> [AVAILABLE DATA]
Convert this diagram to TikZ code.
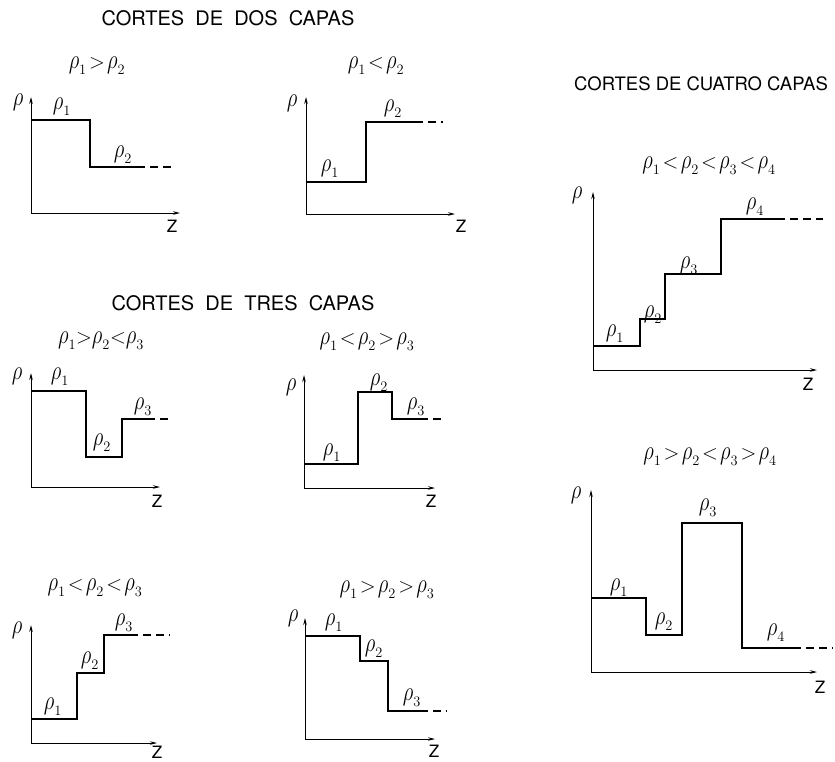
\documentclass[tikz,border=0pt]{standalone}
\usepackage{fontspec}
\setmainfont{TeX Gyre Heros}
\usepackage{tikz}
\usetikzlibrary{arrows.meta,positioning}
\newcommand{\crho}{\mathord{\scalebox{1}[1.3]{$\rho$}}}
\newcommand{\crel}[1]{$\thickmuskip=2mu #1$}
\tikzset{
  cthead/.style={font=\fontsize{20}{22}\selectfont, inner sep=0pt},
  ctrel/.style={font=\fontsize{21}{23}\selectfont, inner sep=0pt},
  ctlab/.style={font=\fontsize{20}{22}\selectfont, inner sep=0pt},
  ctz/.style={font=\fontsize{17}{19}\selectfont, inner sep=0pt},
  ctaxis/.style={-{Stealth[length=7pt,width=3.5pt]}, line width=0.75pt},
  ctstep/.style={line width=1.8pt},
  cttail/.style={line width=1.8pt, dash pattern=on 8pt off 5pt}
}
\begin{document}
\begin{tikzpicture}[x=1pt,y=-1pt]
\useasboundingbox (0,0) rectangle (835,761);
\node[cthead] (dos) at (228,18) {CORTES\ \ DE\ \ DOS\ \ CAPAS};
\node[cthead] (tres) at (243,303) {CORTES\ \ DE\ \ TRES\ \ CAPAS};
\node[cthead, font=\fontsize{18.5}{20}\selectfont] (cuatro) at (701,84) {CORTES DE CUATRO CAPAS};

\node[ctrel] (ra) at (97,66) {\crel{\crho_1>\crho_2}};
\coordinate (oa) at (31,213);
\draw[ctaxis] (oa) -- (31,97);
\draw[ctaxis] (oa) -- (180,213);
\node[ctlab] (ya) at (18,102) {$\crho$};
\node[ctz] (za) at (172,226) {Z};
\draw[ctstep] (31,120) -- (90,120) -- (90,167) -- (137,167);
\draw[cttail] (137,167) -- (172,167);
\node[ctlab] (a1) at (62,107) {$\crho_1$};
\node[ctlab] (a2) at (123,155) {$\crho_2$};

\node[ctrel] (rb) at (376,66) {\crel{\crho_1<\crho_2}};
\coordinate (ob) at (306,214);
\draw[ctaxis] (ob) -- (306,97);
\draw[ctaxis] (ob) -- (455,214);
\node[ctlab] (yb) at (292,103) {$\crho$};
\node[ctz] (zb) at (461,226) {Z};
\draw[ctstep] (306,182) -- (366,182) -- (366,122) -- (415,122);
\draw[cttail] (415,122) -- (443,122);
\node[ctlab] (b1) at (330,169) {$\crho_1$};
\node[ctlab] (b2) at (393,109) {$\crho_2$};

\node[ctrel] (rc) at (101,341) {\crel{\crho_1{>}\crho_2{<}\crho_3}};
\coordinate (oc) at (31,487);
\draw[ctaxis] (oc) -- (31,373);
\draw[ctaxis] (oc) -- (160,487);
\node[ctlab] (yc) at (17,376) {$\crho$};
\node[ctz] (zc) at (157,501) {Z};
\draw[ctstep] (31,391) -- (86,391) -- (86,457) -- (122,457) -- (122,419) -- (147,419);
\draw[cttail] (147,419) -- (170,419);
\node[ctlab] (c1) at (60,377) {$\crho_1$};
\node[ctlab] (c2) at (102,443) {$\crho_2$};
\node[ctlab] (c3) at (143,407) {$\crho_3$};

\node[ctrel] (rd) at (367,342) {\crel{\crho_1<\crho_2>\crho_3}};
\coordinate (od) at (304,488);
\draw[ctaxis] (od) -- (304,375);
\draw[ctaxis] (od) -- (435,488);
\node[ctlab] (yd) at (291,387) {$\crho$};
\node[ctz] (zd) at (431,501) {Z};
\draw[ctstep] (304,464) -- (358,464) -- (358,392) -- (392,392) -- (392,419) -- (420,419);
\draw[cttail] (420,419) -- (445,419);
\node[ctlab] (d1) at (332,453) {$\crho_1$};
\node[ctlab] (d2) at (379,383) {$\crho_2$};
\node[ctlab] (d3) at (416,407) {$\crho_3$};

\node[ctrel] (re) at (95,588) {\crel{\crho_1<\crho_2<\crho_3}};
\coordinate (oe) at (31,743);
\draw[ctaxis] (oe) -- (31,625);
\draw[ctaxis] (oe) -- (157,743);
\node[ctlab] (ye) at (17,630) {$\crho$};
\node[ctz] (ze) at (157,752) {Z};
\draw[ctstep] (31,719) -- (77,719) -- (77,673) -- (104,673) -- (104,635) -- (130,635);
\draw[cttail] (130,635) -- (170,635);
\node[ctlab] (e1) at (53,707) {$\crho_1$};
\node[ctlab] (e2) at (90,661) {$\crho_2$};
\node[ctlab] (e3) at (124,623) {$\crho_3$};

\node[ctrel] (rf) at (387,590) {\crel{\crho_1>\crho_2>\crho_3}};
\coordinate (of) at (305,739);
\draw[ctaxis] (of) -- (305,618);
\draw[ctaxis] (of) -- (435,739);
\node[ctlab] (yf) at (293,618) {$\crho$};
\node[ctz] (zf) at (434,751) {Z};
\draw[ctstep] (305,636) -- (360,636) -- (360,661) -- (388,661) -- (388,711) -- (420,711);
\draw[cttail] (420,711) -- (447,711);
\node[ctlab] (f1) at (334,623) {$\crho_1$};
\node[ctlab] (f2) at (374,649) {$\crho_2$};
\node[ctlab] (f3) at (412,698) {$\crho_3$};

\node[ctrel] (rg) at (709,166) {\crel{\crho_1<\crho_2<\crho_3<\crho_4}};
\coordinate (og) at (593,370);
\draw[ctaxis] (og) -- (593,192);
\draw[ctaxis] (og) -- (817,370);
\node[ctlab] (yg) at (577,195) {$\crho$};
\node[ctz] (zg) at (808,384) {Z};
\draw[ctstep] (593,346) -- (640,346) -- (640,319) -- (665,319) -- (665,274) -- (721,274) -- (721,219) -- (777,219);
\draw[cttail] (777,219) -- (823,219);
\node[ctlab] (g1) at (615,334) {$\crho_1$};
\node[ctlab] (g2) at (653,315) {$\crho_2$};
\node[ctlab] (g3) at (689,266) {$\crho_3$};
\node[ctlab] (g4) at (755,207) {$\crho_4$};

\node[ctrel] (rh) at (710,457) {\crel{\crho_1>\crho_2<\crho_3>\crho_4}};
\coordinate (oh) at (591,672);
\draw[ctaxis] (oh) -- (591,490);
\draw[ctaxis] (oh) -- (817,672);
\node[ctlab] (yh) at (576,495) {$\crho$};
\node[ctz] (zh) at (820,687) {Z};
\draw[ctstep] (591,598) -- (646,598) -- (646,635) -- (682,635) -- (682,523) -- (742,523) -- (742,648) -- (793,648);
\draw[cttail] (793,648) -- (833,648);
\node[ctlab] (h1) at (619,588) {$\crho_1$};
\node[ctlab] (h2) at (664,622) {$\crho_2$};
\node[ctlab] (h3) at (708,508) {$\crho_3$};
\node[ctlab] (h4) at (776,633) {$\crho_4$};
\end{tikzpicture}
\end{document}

> [REQUIREMENT]
Return nothing but the lines running from the start of the data to the line with "(cuatro) at (701,84)", please, both ends included and no pictures.

> [PROBLEM SOLUTION]
Convert this diagram to TikZ code.
\documentclass[tikz,border=0pt]{standalone}
\usepackage{fontspec}
\setmainfont{TeX Gyre Heros}
\usepackage{tikz}
\usetikzlibrary{arrows.meta,positioning}
\newcommand{\crho}{\mathord{\scalebox{1}[1.3]{$\rho$}}}
\newcommand{\crel}[1]{$\thickmuskip=2mu #1$}
\tikzset{
  cthead/.style={font=\fontsize{20}{22}\selectfont, inner sep=0pt},
  ctrel/.style={font=\fontsize{21}{23}\selectfont, inner sep=0pt},
  ctlab/.style={font=\fontsize{20}{22}\selectfont, inner sep=0pt},
  ctz/.style={font=\fontsize{17}{19}\selectfont, inner sep=0pt},
  ctaxis/.style={-{Stealth[length=7pt,width=3.5pt]}, line width=0.75pt},
  ctstep/.style={line width=1.8pt},
  cttail/.style={line width=1.8pt, dash pattern=on 8pt off 5pt}
}
\begin{document}
\begin{tikzpicture}[x=1pt,y=-1pt]
\useasboundingbox (0,0) rectangle (835,761);
\node[cthead] (dos) at (228,18) {CORTES\ \ DE\ \ DOS\ \ CAPAS};
\node[cthead] (tres) at (243,303) {CORTES\ \ DE\ \ TRES\ \ CAPAS};
\node[cthead, font=\fontsize{18.5}{20}\selectfont] (cuatro) at (701,84) {CORTES DE CUATRO CAPAS};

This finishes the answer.